PROMPT
Can you copy out the data exactly? Leave the images out.

DATASET SECTION
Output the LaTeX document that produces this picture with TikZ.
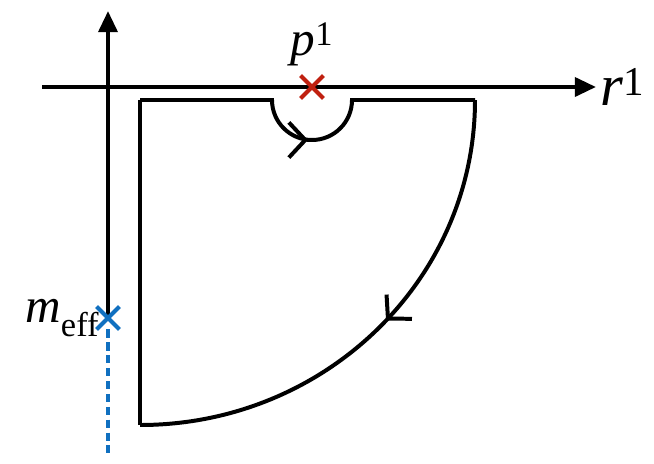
\documentclass[tikz,border=0pt]{standalone}
\usepackage{fontspec}
\setmainfont{Liberation Serif}
\newfontfamily\labelfont{Liberation Serif}
\usetikzlibrary{arrows.meta, shapes.misc, decorations.markings}
\definecolor{polered}{RGB}{192,32,16}
\definecolor{massblue}{RGB}{16,112,192}
\tikzset{
  axis/.style={line width=3.6pt, -{Triangle[length=18pt,width=16pt]}},
  contour/.style={line width=3.4pt, line join=miter},
  crossmark/.style={cross out, draw, line width=3.6pt, minimum size=16pt, inner sep=0pt},
  midarrow/.style={postaction={decorate}, decoration={markings,
    mark=at position #1 with {\arrow{Straight Barb[length=14pt,width=30pt,line width=3.4pt]}}}}
}
\begin{document}
\begin{tikzpicture}[x=0.03cm, y=0.03cm, font=\labelfont\fontsize{42}{46}\selectfont]
  \useasboundingbox (0,0) rectangle (654,463);
  % axes
  \coordinate (xs) at (42,376);
  \coordinate (xe) at (596,376);
  \coordinate (ys) at (108,143);
  \coordinate (ye) at (108,452);
  \coordinate (yd) at (108,10);
  \draw[axis] (xs) -- (xe);
  \draw[axis] (ys) -- (ye);
  \node[right=0pt, font=\labelfont\fontsize{50}{54}\selectfont] (rlab) at (xe) {\textit{r}\textsuperscript{1}};
  % poles
  \node[crossmark, color=polered] (pole) at (312,376) {};
  \node[above=14pt] (plab) at (pole) {\textit{p}\textsuperscript{1}};
  \node[crossmark, color=massblue] (meff) at (108,145) {};
  \node[left=4pt] (mlab) at (meff) {\textit{m}\textsubscript{eff}};
  \draw[massblue, line width=3.6pt, dash pattern=on 7pt off 4pt] (meff) -- (yd);
  % contour
  \draw[contour] (140,363) -- (272,363)
    arc[start angle=180, end angle=360, radius=40] -- (475,363);
  \draw[contour, midarrow=0.5] (307,323) -- (309,323);
  \draw[contour, midarrow=0.47] (475,363)
    arc[start angle=0, end angle=-90, x radius=335, y radius=325];
  \draw[contour] (140,38) -- (140,363);
\end{tikzpicture}
\end{document}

WRITTEN ANSWER
Output the LaTeX document that produces this picture with TikZ.
\documentclass[tikz,border=0pt]{standalone}
\usepackage{fontspec}
\setmainfont{Liberation Serif}
\newfontfamily\labelfont{Liberation Serif}
\usetikzlibrary{arrows.meta, shapes.misc, decorations.markings}
\definecolor{polered}{RGB}{192,32,16}
\definecolor{massblue}{RGB}{16,112,192}
\tikzset{
  axis/.style={line width=3.6pt, -{Triangle[length=18pt,width=16pt]}},
  contour/.style={line width=3.4pt, line join=miter},
  crossmark/.style={cross out, draw, line width=3.6pt, minimum size=16pt, inner sep=0pt},
  midarrow/.style={postaction={decorate}, decoration={markings,
    mark=at position #1 with {\arrow{Straight Barb[length=14pt,width=30pt,line width=3.4pt]}}}}
}
\begin{document}
\begin{tikzpicture}[x=0.03cm, y=0.03cm, font=\labelfont\fontsize{42}{46}\selectfont]
  \useasboundingbox (0,0) rectangle (654,463);
  % axes
  \coordinate (xs) at (42,376);
  \coordinate (xe) at (596,376);
  \coordinate (ys) at (108,143);
  \coordinate (ye) at (108,452);
  \coordinate (yd) at (108,10);
  \draw[axis] (xs) -- (xe);
  \draw[axis] (ys) -- (ye);
  \node[right=0pt, font=\labelfont\fontsize{50}{54}\selectfont] (rlab) at (xe) {\textit{r}\textsuperscript{1}};
  % poles
  \node[crossmark, color=polered] (pole) at (312,376) {};
  \node[above=14pt] (plab) at (pole) {\textit{p}\textsuperscript{1}};
  \node[crossmark, color=massblue] (meff) at (108,145) {};
  \node[left=4pt] (mlab) at (meff) {\textit{m}\textsubscript{eff}};
  \draw[massblue, line width=3.6pt, dash pattern=on 7pt off 4pt] (meff) -- (yd);
  % contour
  \draw[contour] (140,363) -- (272,363)
    arc[start angle=180, end angle=360, radius=40] -- (475,363);
  \draw[contour, midarrow=0.5] (307,323) -- (309,323);
  \draw[contour, midarrow=0.47] (475,363)
    arc[start angle=0, end angle=-90, x radius=335, y radius=325];
  \draw[contour] (140,38) -- (140,363);
\end{tikzpicture}
\end{document}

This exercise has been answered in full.